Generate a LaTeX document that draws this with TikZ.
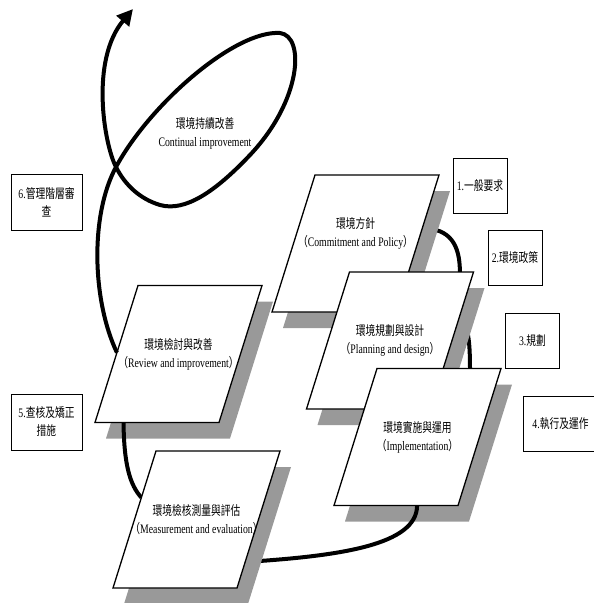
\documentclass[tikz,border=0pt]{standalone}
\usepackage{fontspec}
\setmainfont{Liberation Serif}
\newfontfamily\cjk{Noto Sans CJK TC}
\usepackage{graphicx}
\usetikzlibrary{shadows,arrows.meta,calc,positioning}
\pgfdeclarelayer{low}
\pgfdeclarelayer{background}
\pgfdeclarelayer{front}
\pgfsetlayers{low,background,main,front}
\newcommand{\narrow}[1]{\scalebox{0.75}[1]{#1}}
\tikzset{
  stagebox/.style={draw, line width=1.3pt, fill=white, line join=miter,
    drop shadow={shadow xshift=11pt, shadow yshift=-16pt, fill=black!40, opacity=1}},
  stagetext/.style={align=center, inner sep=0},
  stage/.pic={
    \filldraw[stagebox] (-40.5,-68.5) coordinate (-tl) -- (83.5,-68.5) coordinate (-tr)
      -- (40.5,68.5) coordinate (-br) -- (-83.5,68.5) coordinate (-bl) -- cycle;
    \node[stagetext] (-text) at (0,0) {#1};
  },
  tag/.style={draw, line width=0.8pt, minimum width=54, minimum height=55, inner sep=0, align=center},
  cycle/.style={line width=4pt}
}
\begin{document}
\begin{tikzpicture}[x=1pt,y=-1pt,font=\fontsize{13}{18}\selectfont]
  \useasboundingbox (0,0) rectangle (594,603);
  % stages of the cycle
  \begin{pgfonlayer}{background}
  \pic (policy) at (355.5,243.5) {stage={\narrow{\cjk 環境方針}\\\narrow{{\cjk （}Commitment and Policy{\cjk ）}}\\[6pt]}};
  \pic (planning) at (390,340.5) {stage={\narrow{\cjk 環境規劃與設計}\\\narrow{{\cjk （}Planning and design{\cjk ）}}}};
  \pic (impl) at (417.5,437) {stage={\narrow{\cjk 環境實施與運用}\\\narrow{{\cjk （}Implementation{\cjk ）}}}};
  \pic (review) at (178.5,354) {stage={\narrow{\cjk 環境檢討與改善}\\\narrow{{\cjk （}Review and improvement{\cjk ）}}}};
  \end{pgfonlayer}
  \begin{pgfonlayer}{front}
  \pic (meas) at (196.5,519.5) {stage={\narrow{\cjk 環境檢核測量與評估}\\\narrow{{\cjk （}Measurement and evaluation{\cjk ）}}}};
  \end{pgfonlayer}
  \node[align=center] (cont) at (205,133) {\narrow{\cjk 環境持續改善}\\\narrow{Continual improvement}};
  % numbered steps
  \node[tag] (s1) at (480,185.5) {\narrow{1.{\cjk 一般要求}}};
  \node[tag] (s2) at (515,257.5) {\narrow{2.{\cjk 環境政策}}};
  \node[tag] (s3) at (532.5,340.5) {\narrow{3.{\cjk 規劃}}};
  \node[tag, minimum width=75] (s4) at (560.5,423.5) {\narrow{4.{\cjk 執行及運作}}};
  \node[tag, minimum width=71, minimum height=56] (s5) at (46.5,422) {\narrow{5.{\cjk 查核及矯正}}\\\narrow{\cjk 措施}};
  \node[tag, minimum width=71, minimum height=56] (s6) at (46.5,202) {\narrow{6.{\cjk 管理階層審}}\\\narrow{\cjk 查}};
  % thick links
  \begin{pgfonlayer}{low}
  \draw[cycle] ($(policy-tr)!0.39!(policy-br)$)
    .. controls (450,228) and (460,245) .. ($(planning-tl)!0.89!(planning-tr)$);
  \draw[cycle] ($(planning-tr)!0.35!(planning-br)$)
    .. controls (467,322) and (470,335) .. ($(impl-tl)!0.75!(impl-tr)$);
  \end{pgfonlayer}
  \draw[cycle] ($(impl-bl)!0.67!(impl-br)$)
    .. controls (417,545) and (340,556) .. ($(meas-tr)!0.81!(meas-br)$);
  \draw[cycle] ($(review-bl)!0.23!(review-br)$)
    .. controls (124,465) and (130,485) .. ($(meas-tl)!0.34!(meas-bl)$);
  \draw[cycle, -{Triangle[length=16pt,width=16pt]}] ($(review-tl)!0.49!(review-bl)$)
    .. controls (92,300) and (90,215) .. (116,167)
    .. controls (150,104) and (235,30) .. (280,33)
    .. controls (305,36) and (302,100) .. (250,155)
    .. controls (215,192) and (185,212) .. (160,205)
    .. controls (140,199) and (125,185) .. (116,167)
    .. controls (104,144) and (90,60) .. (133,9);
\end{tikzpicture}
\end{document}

==

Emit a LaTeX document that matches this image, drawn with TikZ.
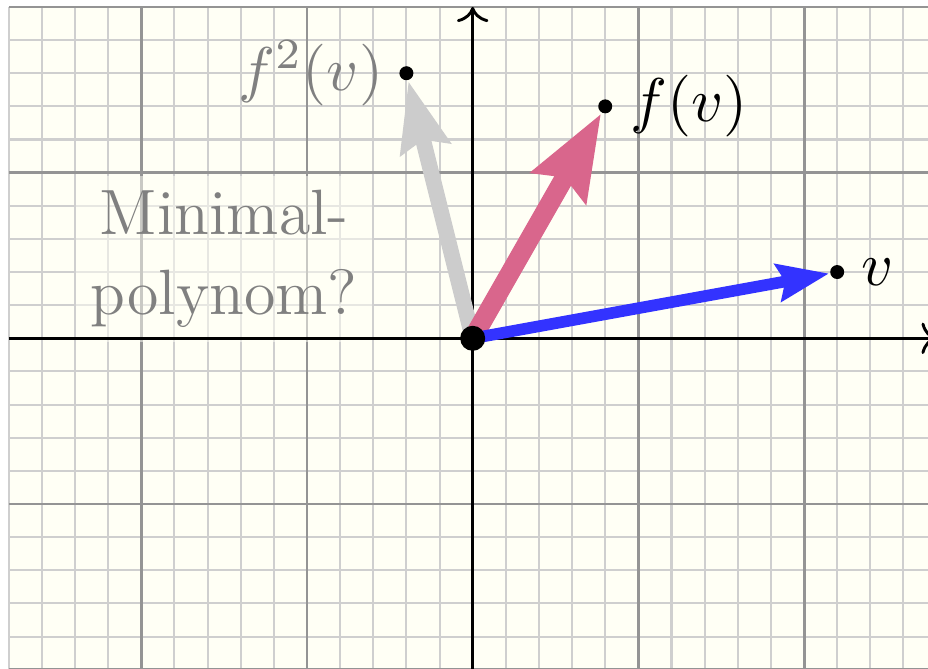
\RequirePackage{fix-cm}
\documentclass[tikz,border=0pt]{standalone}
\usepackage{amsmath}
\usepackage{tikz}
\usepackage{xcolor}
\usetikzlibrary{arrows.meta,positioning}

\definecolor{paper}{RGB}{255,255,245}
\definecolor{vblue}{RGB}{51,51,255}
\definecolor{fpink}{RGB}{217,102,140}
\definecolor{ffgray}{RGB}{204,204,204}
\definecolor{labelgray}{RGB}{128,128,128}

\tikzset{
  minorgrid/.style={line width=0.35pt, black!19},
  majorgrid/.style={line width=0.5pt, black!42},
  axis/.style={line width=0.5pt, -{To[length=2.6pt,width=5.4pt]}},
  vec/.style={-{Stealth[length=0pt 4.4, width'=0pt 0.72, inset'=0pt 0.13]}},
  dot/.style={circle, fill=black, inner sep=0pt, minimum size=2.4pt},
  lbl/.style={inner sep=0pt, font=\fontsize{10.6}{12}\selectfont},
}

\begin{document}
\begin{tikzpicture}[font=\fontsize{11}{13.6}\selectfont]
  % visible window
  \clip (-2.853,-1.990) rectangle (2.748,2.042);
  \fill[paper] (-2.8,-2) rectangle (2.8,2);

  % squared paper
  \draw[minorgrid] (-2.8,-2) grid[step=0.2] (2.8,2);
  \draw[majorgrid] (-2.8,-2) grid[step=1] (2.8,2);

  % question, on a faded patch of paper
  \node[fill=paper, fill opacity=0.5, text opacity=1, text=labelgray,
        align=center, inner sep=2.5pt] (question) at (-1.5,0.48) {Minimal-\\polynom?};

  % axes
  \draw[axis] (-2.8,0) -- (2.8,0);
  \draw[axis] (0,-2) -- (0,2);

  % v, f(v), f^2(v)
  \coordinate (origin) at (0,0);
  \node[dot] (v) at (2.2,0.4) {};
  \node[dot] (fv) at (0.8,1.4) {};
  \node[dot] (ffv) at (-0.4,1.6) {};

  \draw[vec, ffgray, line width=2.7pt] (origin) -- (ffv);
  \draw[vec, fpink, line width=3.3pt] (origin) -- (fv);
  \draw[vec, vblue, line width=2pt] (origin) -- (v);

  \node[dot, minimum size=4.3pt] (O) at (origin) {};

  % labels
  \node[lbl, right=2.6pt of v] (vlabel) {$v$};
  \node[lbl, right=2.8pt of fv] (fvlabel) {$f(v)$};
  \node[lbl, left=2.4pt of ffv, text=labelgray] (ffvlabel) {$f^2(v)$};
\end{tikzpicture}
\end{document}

● **GIVEN EXERCISE**
Leave the pictures out and copy exactly the lines from the one with "Emit a LaTeX" through the one with "minimum size=4.3pt] (O)", nothing more.

● **ANSWER**
Emit a LaTeX document that matches this image, drawn with TikZ.
\RequirePackage{fix-cm}
\documentclass[tikz,border=0pt]{standalone}
\usepackage{amsmath}
\usepackage{tikz}
\usepackage{xcolor}
\usetikzlibrary{arrows.meta,positioning}

\definecolor{paper}{RGB}{255,255,245}
\definecolor{vblue}{RGB}{51,51,255}
\definecolor{fpink}{RGB}{217,102,140}
\definecolor{ffgray}{RGB}{204,204,204}
\definecolor{labelgray}{RGB}{128,128,128}

\tikzset{
  minorgrid/.style={line width=0.35pt, black!19},
  majorgrid/.style={line width=0.5pt, black!42},
  axis/.style={line width=0.5pt, -{To[length=2.6pt,width=5.4pt]}},
  vec/.style={-{Stealth[length=0pt 4.4, width'=0pt 0.72, inset'=0pt 0.13]}},
  dot/.style={circle, fill=black, inner sep=0pt, minimum size=2.4pt},
  lbl/.style={inner sep=0pt, font=\fontsize{10.6}{12}\selectfont},
}

\begin{document}
\begin{tikzpicture}[font=\fontsize{11}{13.6}\selectfont]
  % visible window
  \clip (-2.853,-1.990) rectangle (2.748,2.042);
  \fill[paper] (-2.8,-2) rectangle (2.8,2);

  % squared paper
  \draw[minorgrid] (-2.8,-2) grid[step=0.2] (2.8,2);
  \draw[majorgrid] (-2.8,-2) grid[step=1] (2.8,2);

  % question, on a faded patch of paper
  \node[fill=paper, fill opacity=0.5, text opacity=1, text=labelgray,
        align=center, inner sep=2.5pt] (question) at (-1.5,0.48) {Minimal-\\polynom?};

  % axes
  \draw[axis] (-2.8,0) -- (2.8,0);
  \draw[axis] (0,-2) -- (0,2);

  % v, f(v), f^2(v)
  \coordinate (origin) at (0,0);
  \node[dot] (v) at (2.2,0.4) {};
  \node[dot] (fv) at (0.8,1.4) {};
  \node[dot] (ffv) at (-0.4,1.6) {};

  \draw[vec, ffgray, line width=2.7pt] (origin) -- (ffv);
  \draw[vec, fpink, line width=3.3pt] (origin) -- (fv);
  \draw[vec, vblue, line width=2pt] (origin) -- (v);

  \node[dot, minimum size=4.3pt] (O) at (origin) {};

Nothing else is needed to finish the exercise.